Copy every line of the data that includes the string "chart".
>> begin Data
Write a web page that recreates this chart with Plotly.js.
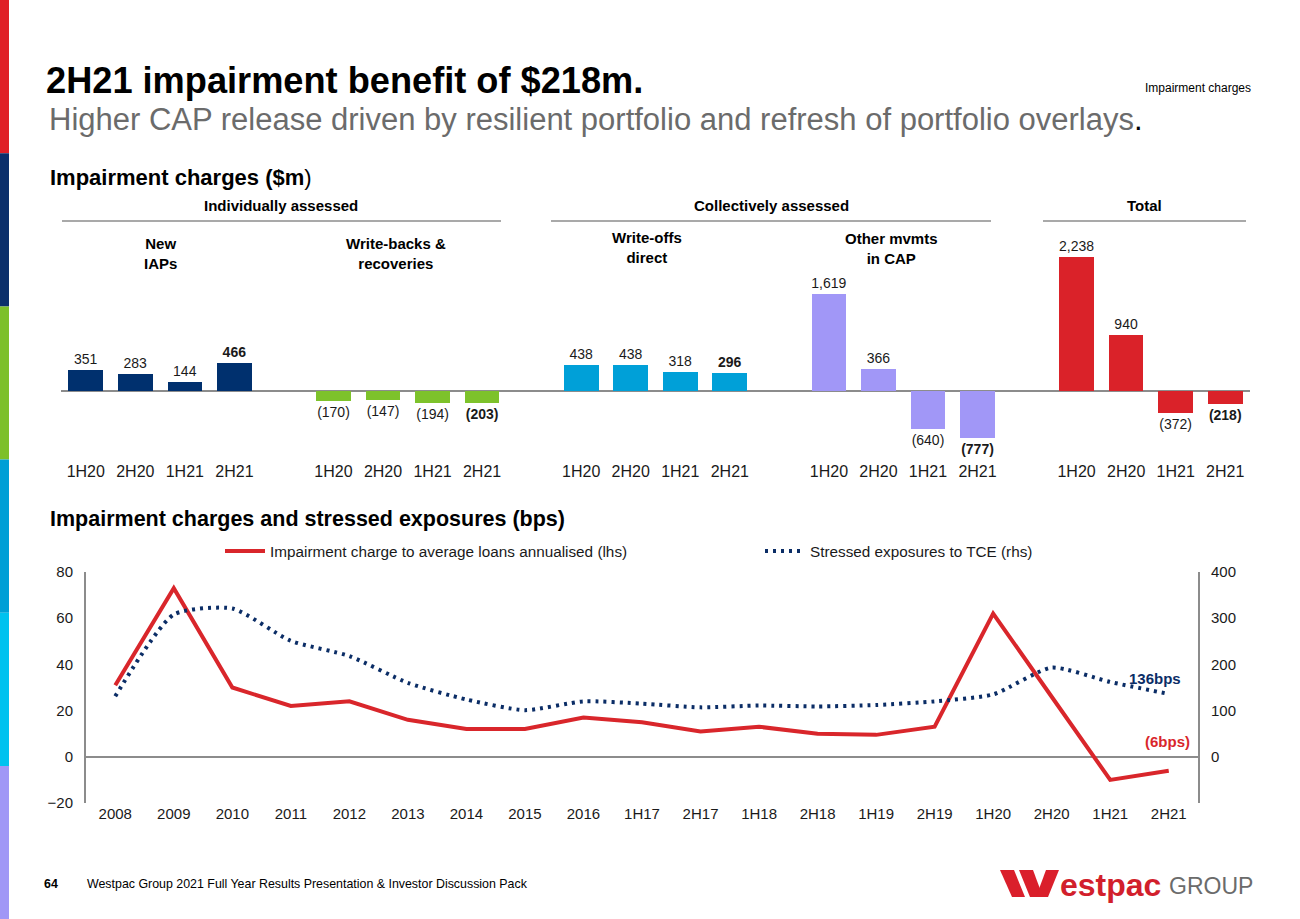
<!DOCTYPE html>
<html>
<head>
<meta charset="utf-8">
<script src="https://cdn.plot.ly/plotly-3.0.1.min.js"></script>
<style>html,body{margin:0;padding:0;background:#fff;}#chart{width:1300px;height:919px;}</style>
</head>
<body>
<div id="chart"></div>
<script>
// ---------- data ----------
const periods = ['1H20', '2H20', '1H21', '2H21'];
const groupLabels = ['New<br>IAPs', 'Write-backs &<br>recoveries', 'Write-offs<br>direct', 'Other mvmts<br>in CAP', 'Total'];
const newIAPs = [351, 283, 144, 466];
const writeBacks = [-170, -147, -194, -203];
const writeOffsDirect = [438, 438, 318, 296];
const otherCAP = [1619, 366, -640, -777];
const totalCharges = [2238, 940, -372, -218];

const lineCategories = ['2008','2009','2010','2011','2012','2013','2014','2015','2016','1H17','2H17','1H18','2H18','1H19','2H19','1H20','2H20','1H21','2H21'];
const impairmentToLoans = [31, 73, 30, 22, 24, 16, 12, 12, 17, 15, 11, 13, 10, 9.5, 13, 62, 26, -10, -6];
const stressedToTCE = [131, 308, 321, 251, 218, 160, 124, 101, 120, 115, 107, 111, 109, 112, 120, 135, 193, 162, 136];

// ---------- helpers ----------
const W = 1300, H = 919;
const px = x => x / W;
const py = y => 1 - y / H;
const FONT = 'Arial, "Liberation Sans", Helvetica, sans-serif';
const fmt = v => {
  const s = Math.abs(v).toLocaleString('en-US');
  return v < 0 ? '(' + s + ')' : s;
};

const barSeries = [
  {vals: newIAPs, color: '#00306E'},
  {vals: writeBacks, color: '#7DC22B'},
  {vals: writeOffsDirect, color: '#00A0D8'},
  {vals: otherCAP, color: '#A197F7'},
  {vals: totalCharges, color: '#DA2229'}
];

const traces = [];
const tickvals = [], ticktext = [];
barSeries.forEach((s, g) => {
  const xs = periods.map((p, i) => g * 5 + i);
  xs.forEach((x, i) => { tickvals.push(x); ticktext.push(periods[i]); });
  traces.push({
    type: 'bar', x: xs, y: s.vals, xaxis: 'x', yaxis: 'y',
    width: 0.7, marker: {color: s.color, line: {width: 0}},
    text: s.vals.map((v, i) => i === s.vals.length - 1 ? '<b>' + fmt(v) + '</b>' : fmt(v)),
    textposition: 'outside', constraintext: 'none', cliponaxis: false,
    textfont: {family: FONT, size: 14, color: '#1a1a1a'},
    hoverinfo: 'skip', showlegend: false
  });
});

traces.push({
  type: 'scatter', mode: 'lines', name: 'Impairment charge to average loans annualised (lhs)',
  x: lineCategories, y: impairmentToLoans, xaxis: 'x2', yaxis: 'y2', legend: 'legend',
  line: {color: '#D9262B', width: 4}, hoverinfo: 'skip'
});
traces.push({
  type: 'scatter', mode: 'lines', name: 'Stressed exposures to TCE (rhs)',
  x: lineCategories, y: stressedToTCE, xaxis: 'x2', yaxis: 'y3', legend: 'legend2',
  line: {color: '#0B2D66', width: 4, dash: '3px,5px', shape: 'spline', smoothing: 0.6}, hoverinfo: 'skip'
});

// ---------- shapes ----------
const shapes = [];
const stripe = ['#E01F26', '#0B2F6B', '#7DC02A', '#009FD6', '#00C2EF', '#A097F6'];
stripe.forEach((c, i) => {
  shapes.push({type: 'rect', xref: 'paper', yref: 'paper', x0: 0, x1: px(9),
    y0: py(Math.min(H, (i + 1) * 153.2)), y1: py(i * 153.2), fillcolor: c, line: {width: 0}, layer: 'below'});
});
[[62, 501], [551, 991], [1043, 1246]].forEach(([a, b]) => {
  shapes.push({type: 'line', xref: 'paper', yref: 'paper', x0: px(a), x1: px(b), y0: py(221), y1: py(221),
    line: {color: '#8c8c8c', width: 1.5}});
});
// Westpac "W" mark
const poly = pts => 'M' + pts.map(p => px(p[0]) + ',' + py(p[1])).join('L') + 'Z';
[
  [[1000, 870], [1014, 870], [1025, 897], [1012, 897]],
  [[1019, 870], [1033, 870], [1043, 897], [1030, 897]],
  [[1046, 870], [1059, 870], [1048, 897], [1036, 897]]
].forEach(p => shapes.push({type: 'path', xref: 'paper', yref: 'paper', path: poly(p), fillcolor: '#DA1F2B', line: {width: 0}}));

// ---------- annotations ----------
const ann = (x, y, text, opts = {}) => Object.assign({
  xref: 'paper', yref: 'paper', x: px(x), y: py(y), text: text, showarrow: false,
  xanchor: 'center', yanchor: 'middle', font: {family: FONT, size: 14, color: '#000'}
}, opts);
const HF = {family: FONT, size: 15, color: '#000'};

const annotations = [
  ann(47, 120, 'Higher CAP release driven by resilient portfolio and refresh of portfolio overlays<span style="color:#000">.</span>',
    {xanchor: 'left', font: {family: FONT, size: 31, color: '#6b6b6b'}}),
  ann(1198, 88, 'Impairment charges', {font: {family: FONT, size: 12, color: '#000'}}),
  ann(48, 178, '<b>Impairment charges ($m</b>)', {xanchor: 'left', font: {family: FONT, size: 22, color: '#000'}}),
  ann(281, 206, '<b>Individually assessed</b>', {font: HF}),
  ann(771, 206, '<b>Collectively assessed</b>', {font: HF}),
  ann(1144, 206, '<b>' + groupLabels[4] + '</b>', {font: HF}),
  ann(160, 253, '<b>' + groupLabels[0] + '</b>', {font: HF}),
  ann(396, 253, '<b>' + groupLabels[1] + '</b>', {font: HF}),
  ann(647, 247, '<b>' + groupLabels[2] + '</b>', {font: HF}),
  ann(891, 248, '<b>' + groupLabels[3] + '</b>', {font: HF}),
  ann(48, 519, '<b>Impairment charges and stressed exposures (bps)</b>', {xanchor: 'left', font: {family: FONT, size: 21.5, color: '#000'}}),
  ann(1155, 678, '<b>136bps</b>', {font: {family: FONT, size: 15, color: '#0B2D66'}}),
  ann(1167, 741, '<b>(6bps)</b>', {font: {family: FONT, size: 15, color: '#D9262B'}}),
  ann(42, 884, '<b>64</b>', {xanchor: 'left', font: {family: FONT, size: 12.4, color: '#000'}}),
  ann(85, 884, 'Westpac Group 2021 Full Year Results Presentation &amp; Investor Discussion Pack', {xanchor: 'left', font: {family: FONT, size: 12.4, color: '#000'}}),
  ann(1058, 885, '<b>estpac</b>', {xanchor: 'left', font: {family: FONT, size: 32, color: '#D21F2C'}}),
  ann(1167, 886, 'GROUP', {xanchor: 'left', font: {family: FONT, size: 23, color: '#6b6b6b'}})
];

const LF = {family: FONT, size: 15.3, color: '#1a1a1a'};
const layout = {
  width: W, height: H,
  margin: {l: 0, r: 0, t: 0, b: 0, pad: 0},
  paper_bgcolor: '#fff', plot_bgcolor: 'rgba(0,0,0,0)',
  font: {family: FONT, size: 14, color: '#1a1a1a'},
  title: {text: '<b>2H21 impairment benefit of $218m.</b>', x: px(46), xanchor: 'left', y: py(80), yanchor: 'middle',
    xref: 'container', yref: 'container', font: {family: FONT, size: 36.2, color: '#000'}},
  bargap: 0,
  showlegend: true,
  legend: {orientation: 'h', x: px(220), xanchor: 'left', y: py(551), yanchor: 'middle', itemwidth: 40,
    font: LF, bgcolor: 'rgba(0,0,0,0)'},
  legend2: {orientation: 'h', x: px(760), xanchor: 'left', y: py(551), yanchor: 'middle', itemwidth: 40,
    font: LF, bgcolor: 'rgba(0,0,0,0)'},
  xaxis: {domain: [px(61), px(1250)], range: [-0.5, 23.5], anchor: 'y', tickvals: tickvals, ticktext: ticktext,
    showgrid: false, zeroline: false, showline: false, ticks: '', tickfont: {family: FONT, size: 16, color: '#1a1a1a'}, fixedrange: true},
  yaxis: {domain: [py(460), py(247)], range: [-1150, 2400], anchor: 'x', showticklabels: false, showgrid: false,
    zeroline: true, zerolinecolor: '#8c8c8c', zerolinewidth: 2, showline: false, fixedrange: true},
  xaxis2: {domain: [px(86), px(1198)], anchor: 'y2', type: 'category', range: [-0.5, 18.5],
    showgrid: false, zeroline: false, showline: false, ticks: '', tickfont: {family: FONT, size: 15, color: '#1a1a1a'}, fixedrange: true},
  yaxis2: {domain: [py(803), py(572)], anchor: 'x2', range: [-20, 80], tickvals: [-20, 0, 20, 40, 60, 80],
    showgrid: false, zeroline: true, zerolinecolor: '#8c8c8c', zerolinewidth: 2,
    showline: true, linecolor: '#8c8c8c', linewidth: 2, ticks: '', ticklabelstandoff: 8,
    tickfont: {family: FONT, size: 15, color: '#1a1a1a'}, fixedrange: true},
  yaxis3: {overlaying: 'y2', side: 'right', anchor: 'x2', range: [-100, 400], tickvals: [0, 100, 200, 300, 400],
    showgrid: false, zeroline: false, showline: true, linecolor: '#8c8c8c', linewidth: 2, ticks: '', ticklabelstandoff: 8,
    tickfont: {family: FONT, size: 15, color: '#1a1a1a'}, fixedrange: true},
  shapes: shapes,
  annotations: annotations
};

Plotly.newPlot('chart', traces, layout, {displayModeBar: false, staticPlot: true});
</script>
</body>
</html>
>> end Data
◆ Written response
Write a web page that recreates this chart with Plotly.js.
<style>html,body{margin:0;padding:0;background:#fff;}#chart{width:1300px;height:919px;}</style>
<div id="chart"></div>
Plotly.newPlot('chart', traces, layout, {displayModeBar: false, staticPlot: true});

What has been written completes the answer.